The feminist movement stands for a lot of ideals, but it boils down to one concept: respect.  We want equal respect in what we do, in what we add to the team, in the skills we bring.  Not everyone is great at everything, that is why it takes a team to paint the full picture.  The ultimate goal the feminism is not to only promote the rights and the respect for women, it is to promote respect for what the individual can add to the soup.  America, the greatest melting pot the world has ever known, should embrace this flavor fully.

Dear Diary, A Teenage Inspired Adult Entry

I need a lot of wine to function, I need a many a taco to operate.

I need a hot passion and a cool demeanor to balance my feung shui soul.

I need your heavy hug and I need your soft skin to calm my stormy weather.

Do porcupines cuddle? Is softness just an abstract?  They say that you like the way a person smells when you like them personally. Do you like the way someone feels when you like them?

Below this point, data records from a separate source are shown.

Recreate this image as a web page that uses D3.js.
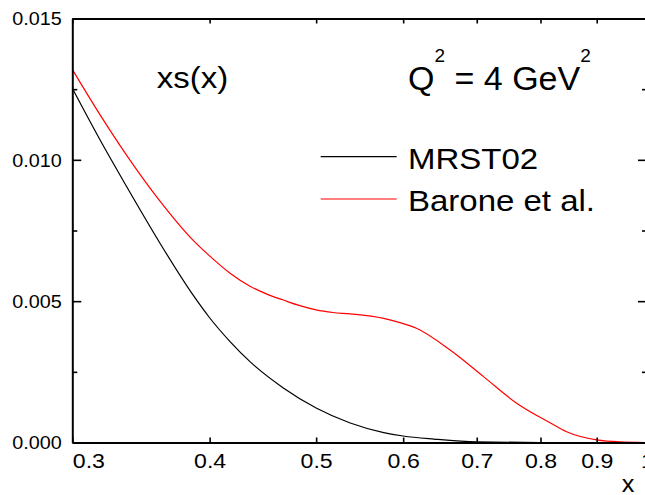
<!DOCTYPE html>
<html><head><meta charset="utf-8">
<script src="https://cdn.jsdelivr.net/npm/d3@7"></script>
<style>
body{margin:0;background:#fff}
svg{display:block}
text{font-family:"Liberation Sans",Arial,sans-serif;fill:#000}
</style>
</head><body>
<svg id="c" width="645" height="495"></svg>
<script>
const xTicks=[0.3,0.4,0.5,0.6,0.7,0.8,0.9,1];
const xTickLabels=["0.3","0.4","0.5","0.6","0.7","0.8","0.9","1"];
const yTicks=[0,0.005,0.010,0.015];
const yTickLabels=["0.000","0.005","0.010","0.015"];
const yMinorTicks=[0.0025,0.0075,0.0125];
const seriesNames=["MRST02","Barone et al."];
const seriesColors=["#000000","#ff0000"];
const mrstX=[0.300,0.318,0.3362,0.3605,0.3863,0.3995,0.4175,0.4353,0.4668,0.500,0.537,0.576,0.600,0.640,0.700,0.800,1.0];
const mrstY=[0.01253,0.01070,0.00905,0.00705,0.00522,0.00444,0.00357,0.00286,0.00193,0.00122,0.00069,0.00035,0.00023,0.00012,0.00002,0,0];
const baroneX=[0.300,0.318,0.3362,0.3605,0.3863,0.3995,0.4175,0.4353,0.451,0.4668,0.4833,0.500,0.5178,0.537,0.576,0.596,0.617,0.662,0.710,0.761,0.816,0.845,0.900,0.945,1.0];
const baroneY=[0.01320,0.01159,0.01016,0.00854,0.00716,0.00662,0.00599,0.00553,0.00525,0.00504,0.00484,0.00469,0.00460,0.00455,0.00439,0.00424,0.00404,0.00327,0.00233,0.00139,0.00070,0.00038,0.00009,0.00002,0];

const svg=d3.select("#c");
const x=d3.scaleLog().domain([0.3,1]).range([72.3,647]);
const y=d3.scaleLinear().domain([0,0.015]).range([442.5,18.5]);

function styleAxis(g,w){
  g.select(".domain").attr("stroke","#000").attr("stroke-width",w);
  g.selectAll(".tick line").attr("stroke","#000").attr("stroke-width",1.6);
}

// curves
const line=d3.line().x(d=>x(d[0])).y(d=>y(d[1])).curve(d3.curveMonotoneX);
svg.append("path").datum(d3.zip(mrstX,mrstY)).attr("d",line)
  .attr("fill","none").attr("stroke",seriesColors[0]).attr("stroke-width",1.2);
svg.append("path").datum(d3.zip(baroneX,baroneY)).attr("d",line)
  .attr("fill","none").attr("stroke",seriesColors[1]).attr("stroke-width",1.2);

// bottom axis
const gb=svg.append("g").attr("transform","translate(0,442.5)")
  .call(d3.axisBottom(x).tickValues(xTicks).tickSize(-5).tickSizeOuter(0).tickFormat((d,i)=>xTickLabels[i]));
styleAxis(gb,2);
gb.selectAll(".tick text").attr("y",0).attr("dy",null).attr("font-size",21)
  .attr("text-anchor",(d,i)=>i===0?"start":"middle")
  .attr("transform","translate(0,25.5) scale(1.1,1)");
// top axis
const gt=svg.append("g").attr("transform","translate(0,18.5)")
  .call(d3.axisTop(x).tickValues(xTicks).tickSize(-5).tickSizeOuter(0).tickFormat(""));
styleAxis(gt,2);
// left axis
const gl=svg.append("g").attr("transform","translate(72.3,0)")
  .call(d3.axisLeft(y).tickValues(yTicks).tickSize(-9).tickSizeOuter(0).tickFormat((d,i)=>yTickLabels[i]));
styleAxis(gl,2);
gl.selectAll(".tick text").attr("x",0).attr("dy","0.36em").attr("font-size",18)
  .attr("text-anchor","end").attr("transform","translate(-10.5,0) scale(1.1,1)");
const glm=svg.append("g").attr("transform","translate(72.3,0)")
  .call(d3.axisLeft(y).tickValues(yMinorTicks).tickSize(-5).tickFormat(""));
glm.select(".domain").remove();
glm.selectAll(".tick line").attr("stroke","#000").attr("stroke-width",1.6);
// right axis
const gr=svg.append("g").attr("transform","translate(647,0)")
  .call(d3.axisRight(y).tickValues(yTicks).tickSize(-9).tickSizeOuter(0).tickFormat(""));
styleAxis(gr,2);
const grm=svg.append("g").attr("transform","translate(647,0)")
  .call(d3.axisRight(y).tickValues(yMinorTicks).tickSize(-5).tickFormat(""));
grm.select(".domain").remove();
grm.selectAll(".tick line").attr("stroke","#000").attr("stroke-width",1.6);

// x axis title
svg.append("text").attr("transform","translate(628,492) scale(1.1,1)")
  .attr("text-anchor","middle").attr("font-size",23).text("x");

// annotations
svg.append("text").attr("transform","translate(156.7,88) scale(1.1,1)")
  .attr("font-size",30).text("xs(x)");
const q=svg.append("text").attr("x",408).attr("y",90).attr("font-size",34);
q.append("tspan").text("Q");
q.append("tspan").attr("font-size",19).attr("dy",-28).text("2");
q.append("tspan").attr("dy",28).text(" = 4 GeV");
q.append("tspan").attr("font-size",19).attr("dy",-28).text("2");

// legend
const legY=[156.7,199];
seriesNames.forEach((n,i)=>{
  svg.append("line").attr("x1",320.7).attr("x2",396.7).attr("y1",legY[i]).attr("y2",legY[i])
    .attr("stroke",seriesColors[i]).attr("stroke-width",1.2);
  svg.append("text").attr("transform",`translate(408,${legY[i]+11.8}) scale(1.1,1)`)
    .attr("font-size",30).text(n);
});
</script>
</body></html>
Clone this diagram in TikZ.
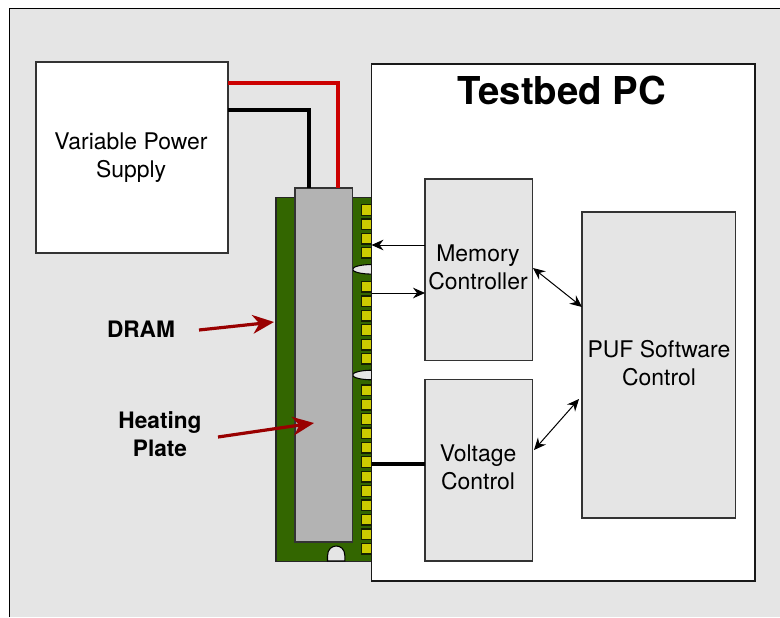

I want to be excited but I am afraid.  Afraid of failure, afraid of waking up early, afraid of making ugly art, afraid of being bland, afraid of being too bold.  I am afraid of making spelling mistakes, I am afraid that my outfit is too eccentric, I am afraid that I have nothing to say. I am afraid of running out of ideas, I am afraid that my concepts are crumbling.  I am afraid of not prioritizing properly, I am afraid of butterfingers.

I want to feel excited and pumped and so sure that I am making a winner.  Something super cool.  Something that people will get excited about.  Something sweet, but not too sweet that you miss the subtly involved in creating superb experience.

Today I tremble.  Tomorrow I hope to be bravely bold and smoothly savvy.

Hot Melody, Peaceful Fire

Somewhere in between frozen blue finger tips, and purple prune hot bath hands, there will be the fire red finger type jazz of hot burgundy passion, both subdued like Benny Goodman and ablaze like Chuck Berry, steady as steam like Chuck Higgins, smooth like Frank Sinatra, as moody as Miles Davis.  In that short time of transition between fire and ice, my fingers jazz.